The National Human Rights Commission (NHRC) says using conscripts as servants by army officers is a human rights violation and has called on the Defence Ministry to eliminate the practice within 90 days.
NHRC commisioner Wasan Paileeklee yesterday told a press conference that the commission has looked at the use of conscripts as servants for senior commissioned officers, including their wives and children.
According to a Defence Ministry ministerial regulation (1912), commissioned officers can appoint conscripted men to serve them and their families, specifically for household affairs. Mr Wasan said that sections 49-57 of the ministerial regulation also allows commissioned officers to punish conscripts as they see fit.

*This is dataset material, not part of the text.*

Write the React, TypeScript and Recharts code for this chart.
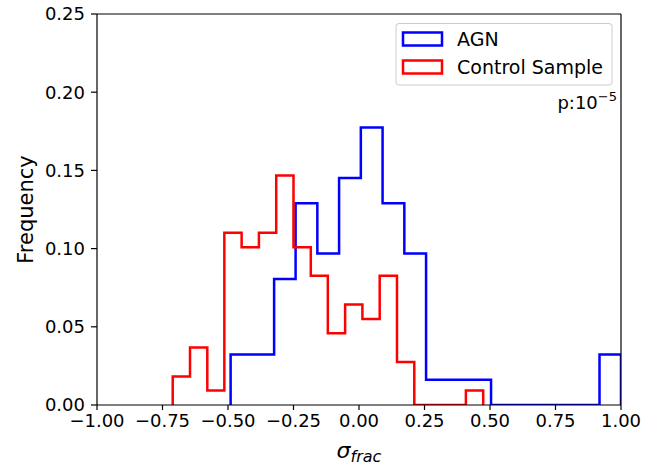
import React from 'react';
import { LineChart, Line, XAxis, YAxis, ReferenceLine } from 'recharts';

const agnEdges = [-0.49, -0.407, -0.324, -0.242, -0.159, -0.076, 0.007, 0.09, 0.173, 0.256, 0.338, 0.421, 0.504, 0.587, 0.669, 0.752, 0.835, 0.918, 1.0];
const agnFreq = [0.0323, 0.0323, 0.0806, 0.129, 0.0968, 0.1452, 0.1774, 0.129, 0.0968, 0.0161, 0.0161, 0.0161, 0, 0, 0, 0, 0, 0.0323];

const ctrlEdges = [-0.711, -0.645, -0.579, -0.514, -0.448, -0.382, -0.316, -0.25, -0.184, -0.119, -0.053, 0.013, 0.079, 0.145, 0.211, 0.276, 0.342, 0.408, 0.474];
const ctrlFreq = [0.0183, 0.0367, 0.0092, 0.1101, 0.1009, 0.1101, 0.1468, 0.1009, 0.0826, 0.0459, 0.0642, 0.055, 0.0826, 0.0275, 0, 0, 0, 0.0092];

const xTicks = [-1, -0.75, -0.5, -0.25, 0, 0.25, 0.5, 0.75, 1];
const yTicks = [0, 0.05, 0.1, 0.15, 0.2, 0.25];

const seriesNames = ['AGN', 'Control Sample'];
const seriesColors = ['#0000ff', '#ff0000'];

function stepPoints(edges: number[], freq: number[]) {
  const pts: { x: number; y: number }[] = [{ x: edges[0], y: 0 }];
  freq.forEach((f, i) => pts.push({ x: edges[i], y: f }));
  pts.push({ x: edges[edges.length - 1], y: freq[freq.length - 1] });
  pts.push({ x: edges[edges.length - 1], y: 0 });
  return pts;
}

const agnPts = stepPoints(agnEdges, agnFreq);
const ctrlPts = stepPoints(ctrlEdges, ctrlFreq);

const FONT = 'DejaVu Sans';
const fmt = (v: number) => (v < 0 ? '\u2212' + Math.abs(v).toFixed(2) : v.toFixed(2));

export default function App() {
  return (
    <div style={{ position: 'absolute', left: 0, top: 0, width: 657, height: 466, background: '#fff' }}>
      <LineChart width={657} height={466} margin={{ top: 14, right: 36, bottom: 0, left: 0 }}>
        <XAxis
          dataKey="x"
          type="number"
          domain={[-1, 1]}
          ticks={xTicks}
          allowDataOverflow
          tickFormatter={fmt}
          height={61}
          tickSize={5}
          tickMargin={4}
          stroke="#000"
          axisLine={{ stroke: '#000', strokeWidth: 1.2 }}
          tickLine={{ stroke: '#000', strokeWidth: 1.2 }}
          tick={{ fill: '#000', fontSize: 18, fontFamily: FONT }}
          label={{
            content: () => (
              <text x={359} y={458} textAnchor="middle" fontFamily={FONT} fill="#000">
                <tspan fontSize={22} fontStyle="italic">σ</tspan>
                <tspan fontSize={16} fontStyle="italic" dy={4}>frac</tspan>
              </text>
            ),
          }}
        />
        <YAxis
          type="number"
          domain={[0, 0.25]}
          ticks={yTicks}
          allowDataOverflow
          tickFormatter={(v: number) => v.toFixed(2)}
          width={97}
          tickSize={6}
          tickMargin={6}
          stroke="#000"
          axisLine={{ stroke: '#000', strokeWidth: 1.2 }}
          tickLine={{ stroke: '#000', strokeWidth: 1.2 }}
          tick={{ fill: '#000', fontSize: 18, fontFamily: FONT }}
          label={{
            content: () => (
              <text
                x={33}
                y={209.5}
                transform="rotate(-90 33 209.5)"
                textAnchor="middle"
                fontFamily={FONT}
                fontSize={21}
                fill="#000"
              >
                Frequency
              </text>
            ),
          }}
        />
        <Line
          data={agnPts}
          dataKey="y"
          type="stepAfter"
          stroke={seriesColors[0]}
          strokeWidth={2.5}
          dot={false}
          activeDot={false}
          isAnimationActive={false}
          name={seriesNames[0]}
        />
        <Line
          data={ctrlPts}
          dataKey="y"
          type="stepAfter"
          stroke={seriesColors[1]}
          strokeWidth={2.5}
          dot={false}
          activeDot={false}
          isAnimationActive={false}
          name={seriesNames[1]}
        />
        <ReferenceLine y={0.25} stroke="#000" strokeWidth={1.2} ifOverflow="visible" />
        <ReferenceLine x={1} stroke="#000" strokeWidth={1.2} ifOverflow="visible" />
      </LineChart>
      <svg
        width={657}
        height={466}
        style={{ position: 'absolute', left: 0, top: 0, pointerEvents: 'none' }}
      >
        <rect x={396} y={23.5} width={216} height={61.5} rx={3} fill="#fff" fillOpacity={0.8} stroke="#cccccc" strokeWidth={1} />
        {seriesNames.map((n, i) => (
          <g key={n}>
            <rect x={403} y={i === 0 ? 32.5 : 60.5} width={39} height={13} fill="none" stroke={seriesColors[i]} strokeWidth={2.5} />
            <text x={457} y={i === 0 ? 45.7 : 74} fontFamily={FONT} fontSize={19} fill="#000">
              {n}
            </text>
          </g>
        ))}
        <text x={617} y={109} textAnchor="end" fontFamily={FONT} fontSize={18} fill="#000">
          p:10
          <tspan fontSize={13} dy={-8}>
            {'\u22125'}
          </tspan>
        </text>
      </svg>
    </div>
  );
}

However, the Defence Ministry’s Public Administration Act (2008) eliminated the use of servant conscripts. Instead, the act enables the army to deploy conscripts for duties such as administration, sanitation and other affairs concerning retired army officials.
“The use of both servant and service conscripts is a misuse of drafted men. Even though some of them are willing to serve their superiors, it is against the purpose of military conscription,” Mr Wasan said.
He said the ministerial regulations created ambiguity allowing senior officers to call in conscripts for their personal affairs. Even worse, some of them have abused conscripts mentally and physically, a violation of the constitution and the International Covenant on Civil and Political Rights.
The NHRC has pointed out to the Defence Ministry the rights violations and called for the scrapping of the clause in the 1912 ministerial regulations.
“The NHRC expects the Defence Ministry to endorse the new protocol within 90 days,” he said.
In August last year, a former soldier filed a report with Muang police in Ratchaburi stating she was abused by a female police corporal. The victim claimed her employer burned her using a hair curler, hit her with a metal bar, and once sprayed alcohol on her hair and set it on fire.